Dans le cadre du régime général, ce sont 3,2% des hommes qui cumulent emploi et retraite contre 2,6% des femmes ; au RSI commerçants 4,7% des hommes contre 2,8% des femmes et au RSI artisans 3,4% contre 2,7%. Une pratique qui serait donc davantage masculine.
Selon la Direction de la recherche, des études, de l’évaluation et des statistiques (Drees), parmi les personnes concernées, 59% ont plus de 65 ans pour le régime général, un chiffre en hausse de 6 points en un an. La part des 60-64 ans diminuant dans le même temps, probablement sous l’effet de la réforme des retraites de 2010 qui contraint les personnes à partir plus tard.
Le Conseil d’Orientation des Retraites s’est également penché sur ce sujet. A partir des travaux de l’INSEE, il retient que les cumuls emploi-retraite se concentrent sur la tranche 61-66 ans (5 à 6% de la classe d’âge), contre 1 à 2% pour les 55-60 ans, et 3 à 4% entre 67 et 70 ans.
Nous retenons également que le cumul emploi retraite concerne un public à haut niveau scolaire. Ainsi près de la moitié des personnes concernées de plus de 65 ans ont le baccalauréat (seulement le quart pour le reste de la population). Les professions supérieures ou intermédiaires sont surreprésentées, et l’activité se veut plutôt non salariée.
En 2012, quand on interroge les « cumulards » sur leurs motivations, la moitié de ces retraités déclarent travailler principalement parce que leur retraite « ne suffit pas pour vivre aujourd’hui », 7 % car « cela leur permet de cotiser plus pour améliorer leur retraite de demain », 1 % pour ces deux raisons et 43 % pour des raisons non financières.
Dans cette logique majoritairement pécuniaire : la retraite « ne suffit pas pour vivre aujourd’hui », il faut davantage comprendre la retraite : « ne suffit plus pour vivre comme avant ». Nous avons déjà vu dans un article récent du Cercle des Epargnants que le taux de pauvreté des retraités est inférieur à celui des actifs et que leur patrimoine est supérieur. Nous rappelons régulièrement que la différence entre le dernier salaire et la pension de retraite, le taux de remplacement peut être difficile à vivre, c’est la raison ici citée. Lorsqu’une personne à niveau d’étude élevé, qui occupait un poste bien rémunéré part en retraite, il subit une diminution importante de ses revenus. Cette perte de revenus peut justifier ou encourager une poursuite de l’activité. Elle touche d’une manière générale toutes les catégories de retraités, mais plus fortement encore, les anciens hauts salaires. Il faudra observer dans les années à venir, où une baisse du taux de remplacement est attendue, si le cumul emploi-retraite augmente.
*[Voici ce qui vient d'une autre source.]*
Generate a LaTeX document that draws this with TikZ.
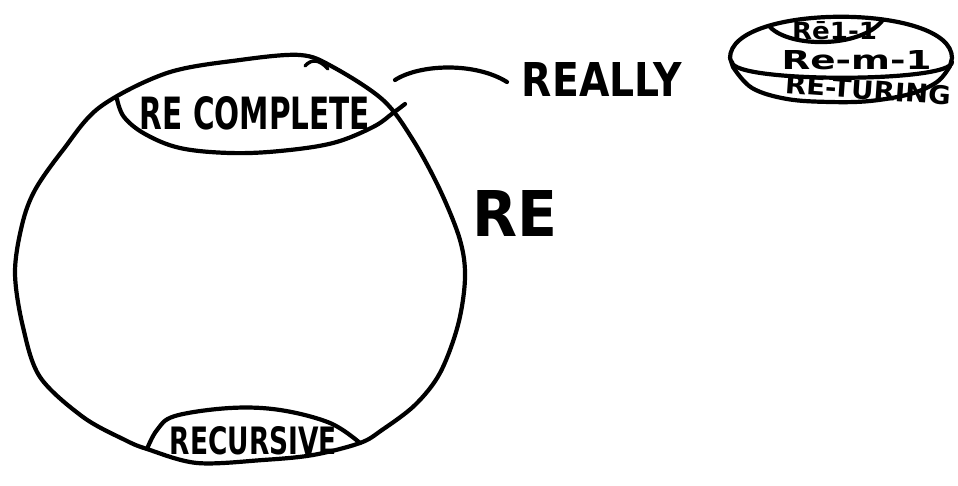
\documentclass[tikz,border=0pt]{standalone}
\usepackage{fontspec}
\usepackage{graphicx}
\setmainfont{DejaVu Sans}
% a label squeezed into a box of given width and height (in pt)
\newcommand\fitlabel[3]{\resizebox{#1pt}{#2pt}{\bfseries #3}}
\tikzset{
  ink/.style={line width=4.2pt, line cap=round, line join=round},
  thinink/.style={line width=3.4pt, line cap=round, line join=round},
  lbl/.style={inner sep=0pt, anchor=center}
}
\begin{document}
\begin{tikzpicture}[x=1pt,y=-1pt]
\useasboundingbox (0,0) rectangle (958,486);

% ---- the RE set: a big closed blob ----
\draw[ink] plot[smooth cycle, tension=0.55] coordinates {
  (100,107) (167,73) (240,60) (300,55) (333,67) (383,100) (413,140)
  (440,190) (460,240) (465,278) (458,325) (440,373) (415,405) (382,430)
  (360,443) (313,455) (263,460) (197,463) (147,449) (125,440)
  (83,417) (40,377) (23,327) (15,273) (22,225) (35,190) (63,150)};
% small stroke on the top of the blob
\draw[thinink] (305,66) .. controls (312,58) and (320,60) .. (328,69);

% ---- RE complete region at the top ----
\draw[ink] plot[smooth, tension=0.6] coordinates {
  (117,99) (124,117) (145,134) (180,148) (230,153) (280,151)
  (333,143) (373,127) (393,113) (405,104)};
\node[lbl] (recomplete) at (255,113.5) {\fitlabel{230}{33}{RE COMPLETE}};

% ---- recursive region at the bottom ----
\draw[ink] plot[smooth, tension=0.6] coordinates {
  (147,449) (157,430) (175,416) (230,408) (280,410) (330,423) (360,443)};
\node[lbl] (recursive) at (253.5,441) {\fitlabel{167}{28}{RECURSIVE}};

% ---- outside labels ----
\node[lbl] (re) at (514.5,213) {\fitlabel{85}{46}{RE}};
\node[lbl] (really) at (602,80) {\fitlabel{160}{34}{REALLY}};
\coordinate (reallytip) at (395,80);
\coordinate (reallyend) at (507,82);
\draw[ink] (reallytip) .. controls (420,64) and (475,62) .. (reallyend);

% ---- stacked disc of reducibility notions ----
\coordinate (dL) at (730,58);
\coordinate (dR) at (952,58);
\draw[ink] (dL) .. controls (730,3) and (952,3) .. (dR) -- (950,66);
\draw[ink] plot[smooth, tension=0.6] coordinates {
  (950,66) (937,82) (910,94) (870,101) (830,102) (787,99) (752,88) (733,67)}
  -- (dL);
\draw[ink] (732,62) .. controls (732,83) and (952,83) .. (952,62);
\draw[ink] (770,27) .. controls (790,48) and (860,48) .. (882,21);
\node[lbl] (one) at (834.5,31) {\fitlabel{85}{18}{R\=e1-1}};
\node[lbl] (many) at (856.5,60) {\fitlabel{150}{19}{Re-m-1}};
\node[lbl, rotate=-4] (turing) at (868,90) {\fitlabel{166}{19}{RE-TURING}};
\end{tikzpicture}
\end{document}
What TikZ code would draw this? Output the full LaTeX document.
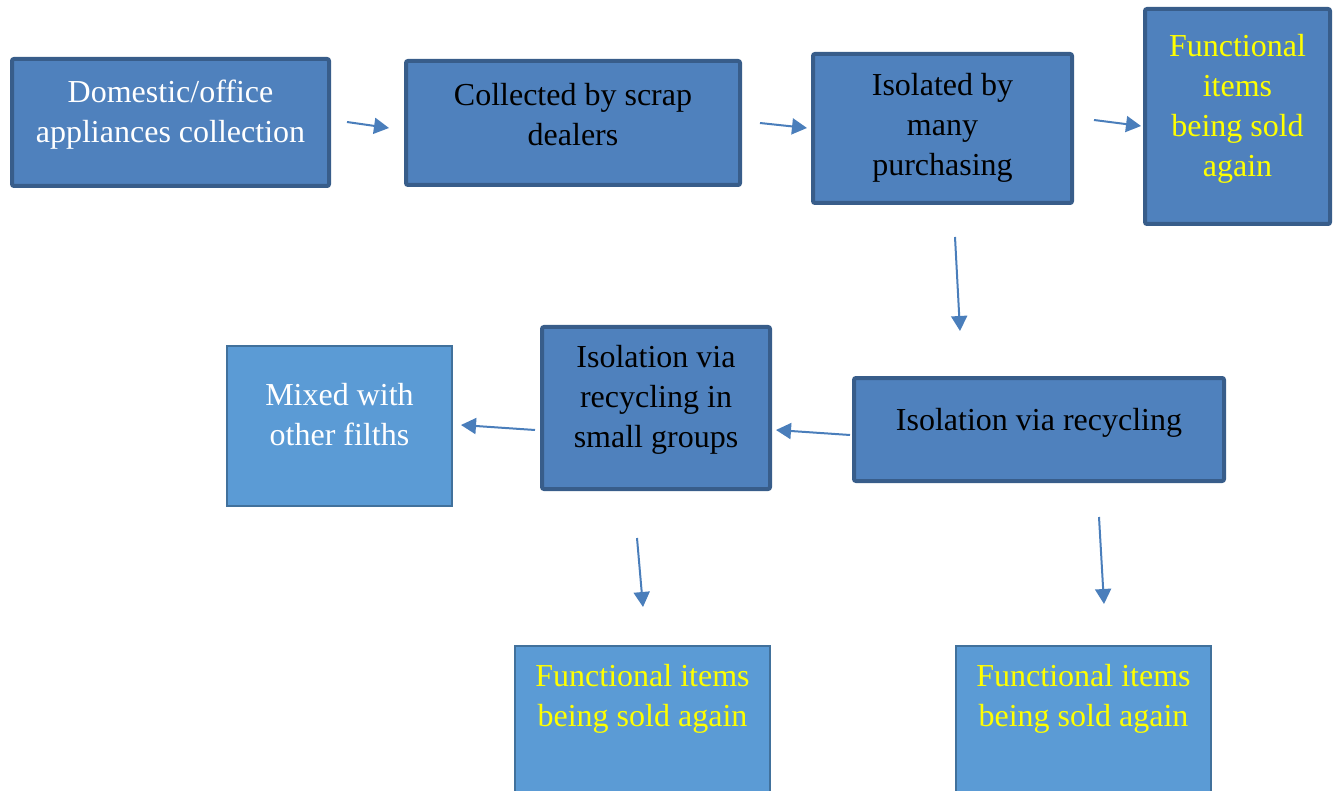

En parallèle du cumul emploi-retraite, il existe également le système dit de retraite progressive qui permet de cumuler une fraction de pension de retraite et des revenus d’activité à temps partiel. Au 31 décembre 2014, 3.000 personnes sont en retraite progressive.
Pour résumer, la retraite progressive est boudée, le cumul emploi-retraite se développe. Il représente malgré tout un dispositif utilisé à la marge (3,5% de la classe d’âge), et concerne surtout les professions intellectuelles ou supérieures. Libérer, encourager, donner la possibilité d’occuper une activité professionnelle est une bonne chose ! Rappelons que les vagues successives de départs en préretraite n’ont pas eu pour effet de faire reculer le chômage. Ils ont par contre eu pour effet de peser sur les finances des caisses de retraite. Et les entreprises ont perdu des compétences.
Est-ce la solution au problème des retraites ? Peut-être pas, mais cela n’aggrave pas non plus le solde du régime des retraites. Le cumul emploi-retraite n’a pas non plus pour effet d’accroitre le chômage des jeunes. Il faut encourager le travail des séniors après retraite, permettre aux retraités qui le souhaitent de travailler. Il faut surtout mettre l’accent sur le travail des séniors avant la retraite : pour permettre le transfert des compétences et savoirs entre générations, et augmenter la compétitivité des entreprises. Permettre aux séniors de travailler le plus longtemps possible dans de bonnes conditions, voilà le véritable enjeu : il passe en fait par de la formation tout au long de la vie. Quand on sait que les salariés français de plus de 55 ans sont les moins heureux d’Europe (Etude Edenred-IPSOS), voilà un défi de taille.